The arrival of The Beatles and Bob Dylan helped to push instrumentals off the charts. To have credibility in the mid-60s, an artist had to write lyrics. But before rock groups like The Rolling Stones and The Kinks took over completely, the surf craze of the early 60s gave instrumental groups one last hurrah.

The biggest surf band, The Beach Boys, may have been a vocal group, but there was something about hypnotic guitar instrumentals like Pipeline by The Chantays, Penetration by The Pyramids and Walk Don’t Run by The Ventures that perfectly evoked the unearthly exhilaration of riding a wave. 

According to surf guitar pioneer Dick Dale, who sadly missed out on a national hit with his best-known track, Misirlou, “Real surfing music is instrumental.”

As musical fashion moved on, instrumentals eventually came back into vogue. Fleetwood Mac topped the British chart with Albatross in 1968, while the 70s brought a flurry of funky instrumental hits including Dennis Coffey’s Scorpio and the Edgar Winter Group’s Frankenstein, plus the early disco No.1, Love’s Theme by The Love Unlimited Orchestra.
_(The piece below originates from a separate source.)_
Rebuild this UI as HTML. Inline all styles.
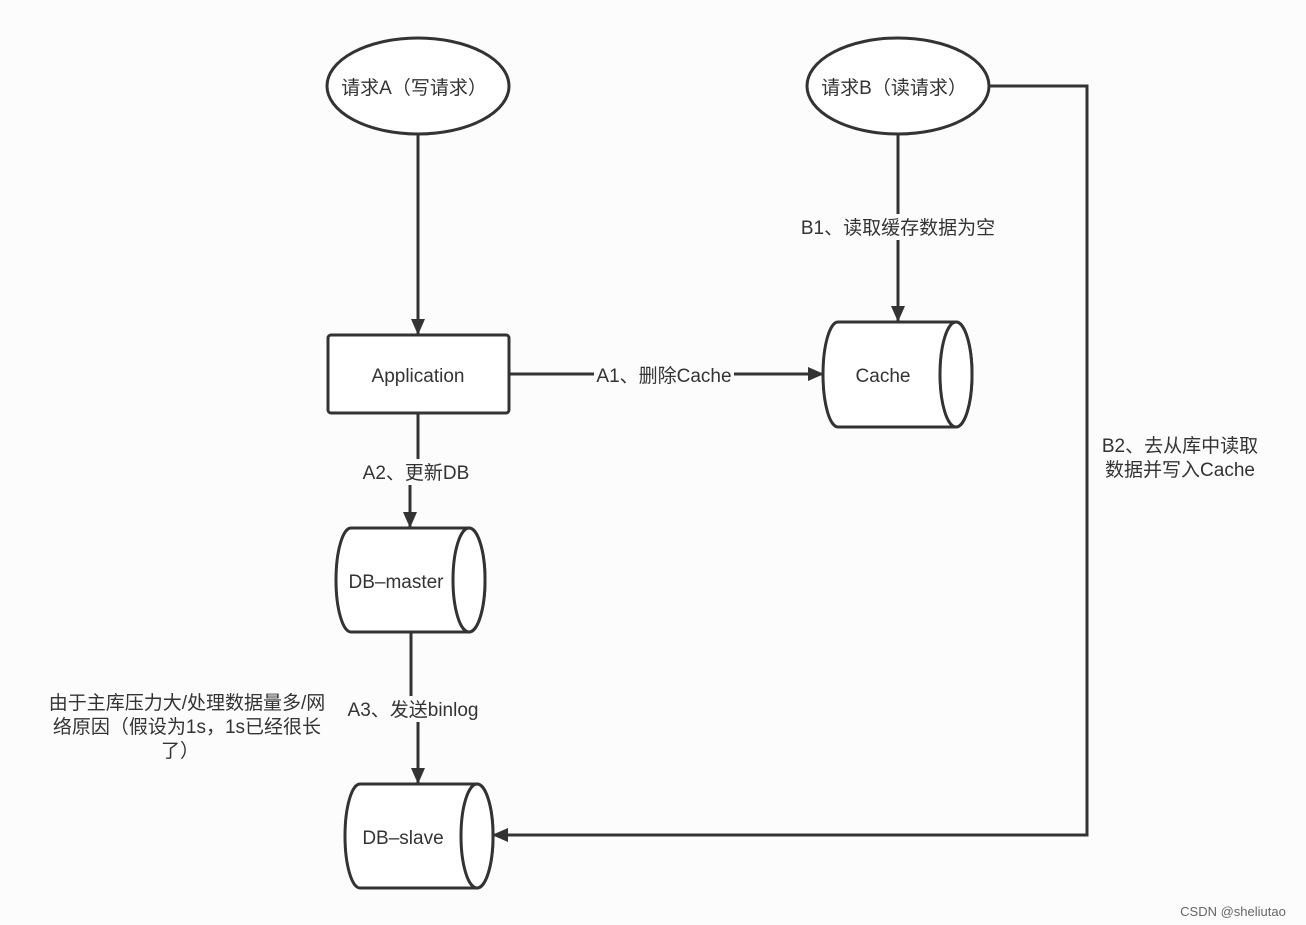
<html><body style="margin:0;background:#fcfcfc">
<svg width="1306" height="925" xmlns="http://www.w3.org/2000/svg" style="font-family:'Liberation Sans','Noto Sans CJK SC',sans-serif">
<defs>
<marker id="b" viewBox="0 0 16 14" markerWidth="16" markerHeight="14" refX="15" refY="7" orient="auto" markerUnits="userSpaceOnUse"><path d="M0,0 L16,7 L0,14 Z" fill="#333"/></marker></defs>
<g stroke="#333" stroke-width="3" fill="none">
<line x1="418" y1="134" x2="418" y2="334" marker-end="url(#b)"/>
<line x1="898" y1="134" x2="898" y2="321" marker-end="url(#b)"/>
<line x1="510" y1="374" x2="823" y2="374" marker-end="url(#b)"/>
<polyline points="418,413 418,480 410,480 410,527" marker-end="url(#b)"/>
<polyline points="411,632 411,705 418,705 418,783" marker-end="url(#b)"/>
<polyline points="990,86 1087,86 1087,835 493,835" marker-end="url(#b)"/>
</g>
<g stroke="#333" stroke-width="3" fill="#fff">
<ellipse cx="418" cy="86" rx="91" ry="48"/>
<ellipse cx="898" cy="86" rx="91" ry="48"/>
<rect x="328" y="335" width="181" height="78" rx="3"/>
<path d="M838,322 L956,322 A16,52.5 0 0 1 956,427 L838,427 A15,52.5 0 0 1 838,322 Z"/>
<ellipse cx="956" cy="374.5" rx="16" ry="52.5"/>
<path d="M351,528 L469,528 A16,52 0 0 1 469,632 L351,632 A15,52 0 0 1 351,528 Z"/>
<ellipse cx="469" cy="580" rx="16" ry="52"/>
<path d="M360,784 L477,784 A16,52 0 0 1 477,888 L360,888 A15,52 0 0 1 360,784 Z"/>
<ellipse cx="477" cy="836" rx="16" ry="52"/>
</g>
<g fill="#fcfcfc"><rect x="796" y="214" width="204" height="26"/><rect x="594" y="363" width="140" height="24"/><rect x="358" y="459" width="116" height="26"/><rect x="342" y="696" width="142" height="26"/></g>
<g font-size="19" fill="#333" text-anchor="middle">
<text x="414" y="94">请求A（写请求）</text>
<text x="894" y="94">请求B（读请求）</text>
<text x="418" y="382">Application</text>
<text x="883" y="382">Cache</text>
<text x="396" y="588">DB–master</text>
<text x="403" y="844">DB–slave</text>
<text x="898" y="234">B1、读取缓存数据为空</text>
<text x="664" y="382">A1、删除Cache</text>
<text x="416" y="479">A2、更新DB</text>
<text x="413" y="716">A3、发送binlog</text>
<text x="1180" y="452">B2、去从库中读取</text>
<text x="1180" y="476">数据并写入Cache</text>
<text x="187" y="709">由于主库压力大/处理数据量多/网</text>
<text x="187" y="733">络原因（假设为1s，1s已经很长</text>
<text x="180" y="757">了）</text>
</g>
<text x="1233" y="916" font-size="13" fill="#666" text-anchor="middle">CSDN @sheliutao</text>
</svg>
</body></html>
The timeless appeal of the late 50s and early 60s rock’n’roll instrumental lives on, however, with classics like Rumble, Wipe Out and Nut Rocker regularly featured in movie soundtracks, while Duane Eddy teamed with Art Of Noise for a Top 10 revival of Peter Gunn in 1986. 

In 2004, the Japanese girl group The 5.6.7.8’s transcended language barriers and made the UK Top 30 with their cover of The Rock-A-Teens’ mostly instrumental number from 1959, Woo Hoo, after it was featured in the Quentin Tarantino movie Kill Bill Volume 1.